In fact it is clear that many of them never will.
And
the loss of jobs in manufacturing does not mean that the sector is
now lean and mean. Nope, it has been gutted and it might not recover.
What manufacturers we still have left in this country are having a
hard time with innovation because they have lost the rest of the
manufacturing community. Turns out that innovators need other
innovators. They
were not finding any complementary capabilities they could draw on in
the industrial ecosystem as they tried to develop new components: no
outside funding, no connections with community colleges, no trade
associations, no research consortia.
It's
called internal integration. A designer could go down the street in
their hometown and talk to a manufacturer about the ease or
difficulty of producing a new product. But now, the shop down the
street is boarded up or torn down. To actually produce something
requires a social ecosystem in which ideas can flourish and be tested
with fairly low risk, at fairly frequent intervals, before they
develop into actual products.
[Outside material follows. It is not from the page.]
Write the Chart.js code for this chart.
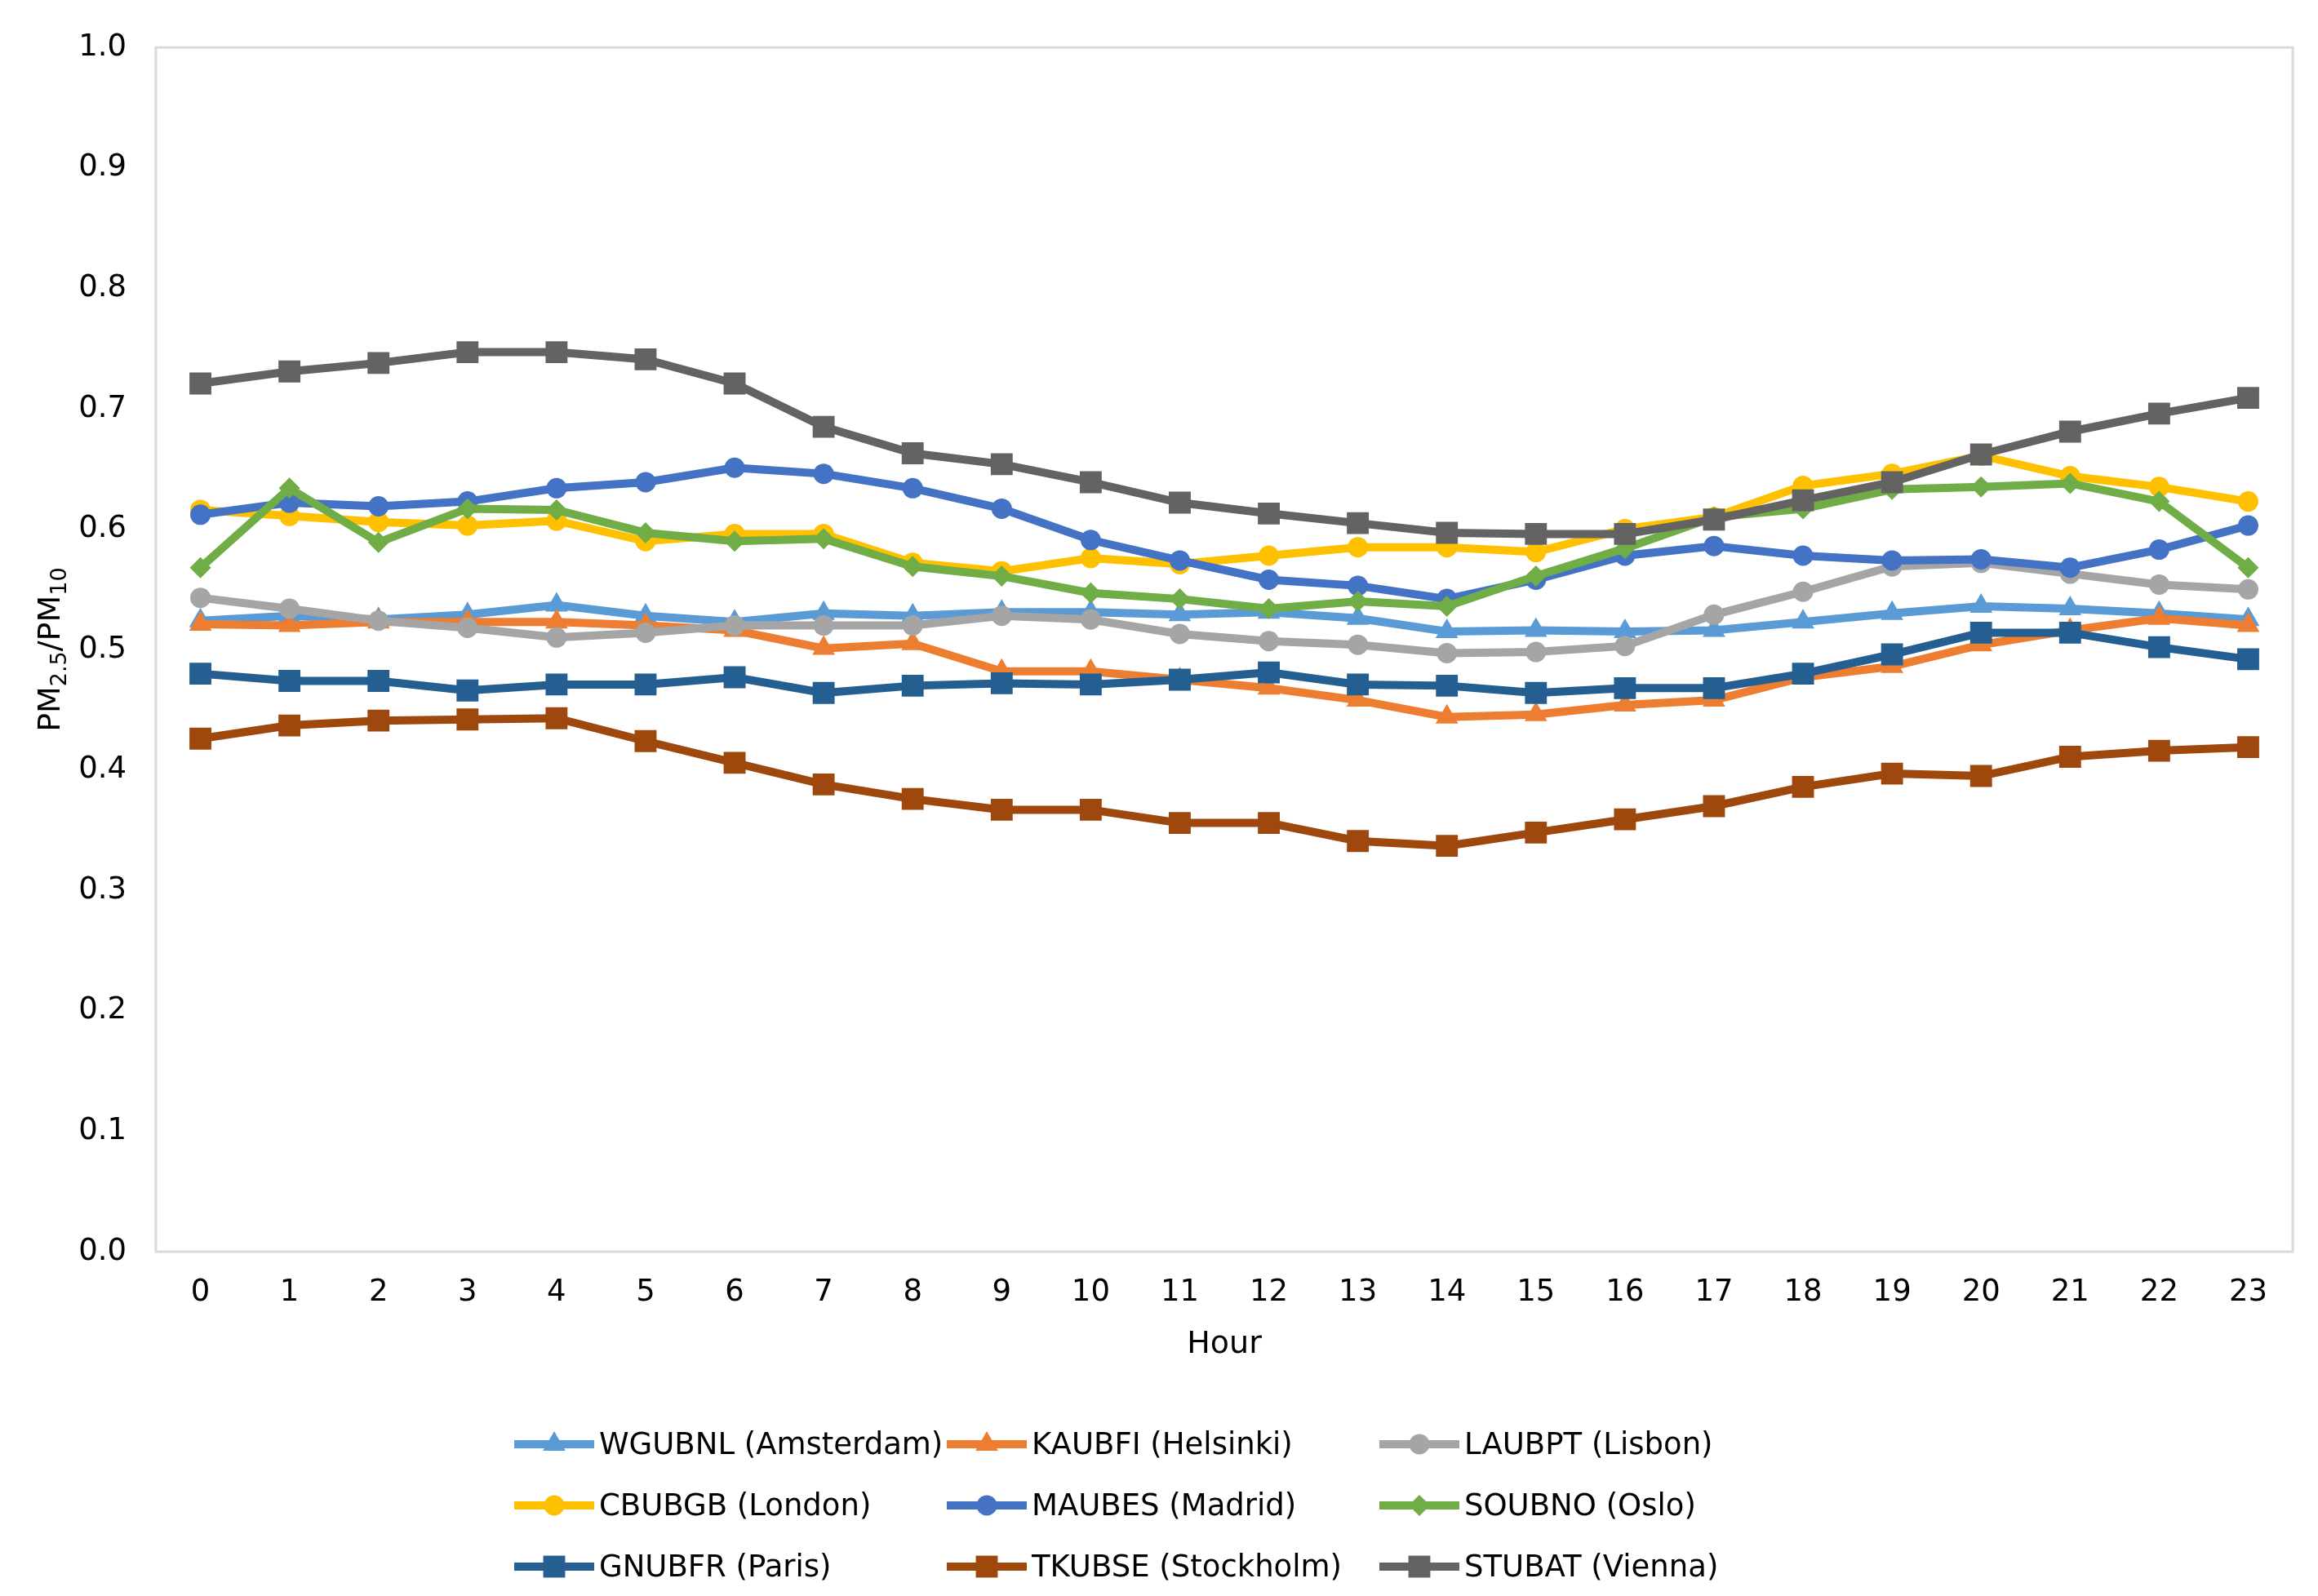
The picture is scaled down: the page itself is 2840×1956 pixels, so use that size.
<!DOCTYPE html>
<html>
<head>
<meta charset="utf-8">
<script src="https://cdn.jsdelivr.net/npm/chart.js@4.4.1/dist/chart.umd.min.js"></script>
<style>
  html, body { margin: 0; padding: 0; background: #fff; }
  canvas { display: block; }
</style>
</head>
<body>
<canvas id="myChart" width="2840" height="1956" style="width:2840px;height:1956px"></canvas>
<script>
const HOURS = ['0', '1', '2', '3', '4', '5', '6', '7', '8', '9', '10', '11', '12', '13', '14', '15', '16', '17', '18', '19', '20', '21', '22', '23'];

const AMSTERDAM = [0.524, 0.528, 0.525, 0.529, 0.537, 0.528, 0.523, 0.530, 0.528, 0.531, 0.531, 0.529, 0.531, 0.526, 0.515, 0.516, 0.515, 0.516, 0.523, 0.530, 0.536, 0.534, 0.530, 0.525];
const HELSINKI = [0.521, 0.520, 0.523, 0.523, 0.523, 0.520, 0.516, 0.501, 0.505, 0.482, 0.482, 0.475, 0.468, 0.458, 0.444, 0.446, 0.454, 0.458, 0.477, 0.486, 0.504, 0.516, 0.526, 0.520];
const LISBON = [0.543, 0.534, 0.524, 0.518, 0.510, 0.514, 0.520, 0.520, 0.520, 0.528, 0.525, 0.513, 0.507, 0.504, 0.497, 0.498, 0.503, 0.529, 0.548, 0.569, 0.572, 0.563, 0.554, 0.550];
const LONDON = [0.616, 0.611, 0.606, 0.603, 0.607, 0.590, 0.596, 0.596, 0.572, 0.565, 0.576, 0.571, 0.578, 0.585, 0.585, 0.581, 0.600, 0.610, 0.636, 0.646, 0.661, 0.644, 0.635, 0.623];
const MADRID = [0.612, 0.622, 0.619, 0.623, 0.634, 0.639, 0.651, 0.646, 0.634, 0.617, 0.591, 0.574, 0.558, 0.553, 0.542, 0.558, 0.578, 0.586, 0.578, 0.574, 0.575, 0.568, 0.583, 0.603];
const OSLO = [0.568, 0.634, 0.589, 0.617, 0.616, 0.597, 0.590, 0.592, 0.569, 0.561, 0.547, 0.542, 0.534, 0.540, 0.536, 0.561, 0.584, 0.610, 0.617, 0.633, 0.635, 0.638, 0.623, 0.568];
const PARIS = [0.480, 0.474, 0.474, 0.466, 0.471, 0.471, 0.477, 0.464, 0.470, 0.472, 0.471, 0.475, 0.481, 0.471, 0.470, 0.464, 0.468, 0.468, 0.480, 0.496, 0.514, 0.514, 0.502, 0.492];
const STOCKHOLM = [0.426, 0.437, 0.441, 0.442, 0.443, 0.424, 0.406, 0.388, 0.376, 0.367, 0.367, 0.356, 0.356, 0.341, 0.337, 0.348, 0.359, 0.370, 0.386, 0.397, 0.395, 0.411, 0.416, 0.419];
const VIENNA = [0.721, 0.731, 0.738, 0.747, 0.747, 0.741, 0.721, 0.685, 0.663, 0.654, 0.639, 0.622, 0.613, 0.605, 0.597, 0.596, 0.596, 0.608, 0.624, 0.639, 0.662, 0.681, 0.696, 0.709];

const SERIES_NAMES = ['WGUBNL (Amsterdam)', 'KAUBFI (Helsinki)', 'LAUBPT (Lisbon)', 'CBUBGB (London)', 'MAUBES (Madrid)', 'SOUBNO (Oslo)', 'GNUBFR (Paris)', 'TKUBSE (Stockholm)', 'STUBAT (Vienna)'];
const SERIES_DATA = [AMSTERDAM, HELSINKI, LISBON, LONDON, MADRID, OSLO, PARIS, STOCKHOLM, VIENNA];
const COLORS = ['#5B9BD5', '#ED7D31', '#A5A5A5', '#FFC000', '#4472C4', '#70AD47', '#255E91', '#9E480E', '#636363'];
const MARKERS = ['triangle', 'triangle', 'circle', 'circle', 'circle', 'rectRot', 'rect', 'rect', 'rect'];
const MARKER_SIZE = { triangle: 16, circle: 12.5, rectRot: 13, rect: 19 };

const FONT = 'DejaVu Sans';
const LINE_W = 10;

const datasets = SERIES_NAMES.map((name, i) => ({
    label: name,
    data: SERIES_DATA[i],
    borderColor: COLORS[i],
    backgroundColor: COLORS[i],
    borderWidth: LINE_W,
    pointStyle: MARKERS[i],
    pointRadius: MARKER_SIZE[MARKERS[i]],
    pointBorderWidth: 0,
    order: SERIES_NAMES.length - i // later series on top, like excel
}));

// plot frame
const framePlugin = {
    id: 'frame',
    beforeDatasetsDraw(chart) {
        const { ctx, chartArea: a } = chart;
        ctx.save();
        ctx.strokeStyle = '#D9D9D9';
        ctx.lineWidth = 3;
        ctx.strokeRect(a.left, a.top, a.right - a.left, a.bottom - a.top);
        ctx.restore();
    }
};

// y title with subscripts: PM2.5/PM10
const yTitlePlugin = {
    id: 'yTitle',
    afterDraw(chart) {
        const { ctx, chartArea: a } = chart;
        const parts = [['PM', false], ['2.5', true], ['/PM', false], ['10', true]];
        const big = '38px "' + FONT + '"';
        const small = '27px "' + FONT + '"';
        ctx.save();
        let total = 0;
        parts.forEach(p => { ctx.font = p[1] ? small : big; total += ctx.measureText(p[0]).width; });
        ctx.translate(63, (a.top + a.bottom) / 2);
        ctx.rotate(-Math.PI / 2);
        ctx.fillStyle = '#000';
        ctx.textBaseline = 'middle';
        let x = -total / 2;
        parts.forEach(p => {
            ctx.font = p[1] ? small : big;
            ctx.fillText(p[0], x, p[1] ? 11 : 0);
            x += ctx.measureText(p[0]).width;
        });
        ctx.restore();
    }
};

// excel style legend: line with marker, 3 columns
const legendPlugin = {
    id: 'xlLegend',
    afterDraw(chart) {
        const ctx = chart.ctx;
        ctx.save();
        chart.data.datasets.forEach((ds, i) => {
            const col = i % 3, row = Math.floor(i / 3);
            const x0 = 630 + col * 530;
            const y = 1770 + row * 75;
            ctx.strokeStyle = ds.borderColor;
            ctx.lineWidth = LINE_W;
            ctx.beginPath();
            ctx.moveTo(x0, y);
            ctx.lineTo(x0 + 98, y);
            ctx.stroke();
            ctx.fillStyle = ds.borderColor;
            Chart.helpers.drawPoint(ctx, { pointStyle: ds.pointStyle, radius: ds.pointRadius, rotation: 0, borderWidth: 0 }, x0 + 49, y);
            ctx.fillStyle = '#000';
            ctx.font = '37px "' + FONT + '"';
            ctx.textBaseline = 'middle';
            ctx.fillText(ds.label, x0 + 104, y + 2);
        });
        ctx.restore();
    }
};

const config = {
    type: 'line',
    data: { labels: HOURS, datasets: datasets },
    options: {
        responsive: false,
        devicePixelRatio: 1,
        animation: false,
        elements: {
            line: { tension: 0 }
        },
        layout: {
            padding: { left: 0, top: 46, right: 31, bottom: 252 }
        },
        scales: {
            x: {
                offset: true,
                grid: { display: false, drawTicks: false },
                border: { display: false },
                ticks: { color: '#000', font: { family: FONT, size: 37 }, padding: 28, maxRotation: 0, autoSkip: false },
                title: { display: true, text: 'Hour', color: '#000', font: { family: FONT, size: 38 }, padding: { top: 0, bottom: 33 } },
                afterFit: s => { s.height = 170; }
            },
            y: {
                min: 0,
                max: 1,
                grid: { display: false, drawTicks: false },
                border: { display: false },
                ticks: {
                    stepSize: 0.1,
                    color: '#000',
                    font: { family: FONT, size: 37 },
                    padding: 36,
                    callback: v => v.toFixed(1)
                },
                afterFit: s => { s.width = 191; }
            }
        },
        plugins: {
            legend: { display: false },
            tooltip: { enabled: false }
        }
    },
    plugins: [framePlugin, yTitlePlugin, legendPlugin]
};

const myChart = new Chart(document.getElementById('myChart'), config);
</script>
</body>
</html>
Some might claim that the innovative
process has gone high tech, and to some extent that is true, but it
has also become fragmented across firms and geographies.
What
we do not know, though, across different industries—and
particularly for emerging new high-tech domains—is whether the
separation of innovation from manufacturing will allow innovation to
continue full-bore at its original home, or whether separation comes
at the price of learning and creation of capabilities that might
produce future innovation at the original home base. Separating
innovation and manufacturing—in different companies, or in
different locations—might make it unlikely that a firm would gain
full advantage from implementing technological advances within
manufacturing.
And
of course, when jobs are lost, the experience of the worker is also
lost. This at a time when many workers have finally mastered their
trade and might have the ability to think beyond mere competency and
look at innovations. And the longer the worker is unemployed the
greater the probability the worker will become unemployable. Skills
unused diminish over time.
Outsourcing
and offshoring are not about improving flexibility and innovation,
but about what managers usually say it is about: lowering labor
costs. It’s actually a form of looting, just not the financial
kind. The reduction in manufacturing floor costs is partially offset
by an increase in managerial coordination, so it’s actually a
transfer from blue to white collar workers, particularly the very top
executives. And it increases risks of the enterprise. One glitch in
the supply chain can wipe out profits claimed from lowering labor
costs. And the longer-term effect is to hollow out the middle class
which once formed the core of the customer base.
Not
to worry, the Fed will continue to juice Wall Street and perpetuate
the asset-based economic growth model, which in turn gives the
Washington politicians a fig leaf to hide their dysfunction.
Bernanke has stated he will use proper monetary policy until there is
a recovery per employment; therefore, we will get a recovery.
Perfectly logical. And I’ll keep flapping my arms until I begin to
fly; therefore, I will make myself fly at some point.
The
stock market is not a proxy for economic activity. Rather, it is a
proxy for leveraged speculation using cheap borrowed money. The low
volume and extreme volatility suggest a very dangerous top. Those now
getting up the courage to plunge in will most likely be buying from
those now hoping to get out before the next crash.
None
of this means the crash will not be delayed for a year or two, or
even longer. Nobody has any idea what will happen next. The real
things we know about the economy is that taxpayers got stuck with
Wall Street's gambling debt, and the employment shortfall, and the
rents being extracted by the financial sector. And so far, we have
done next to nothing to change the system.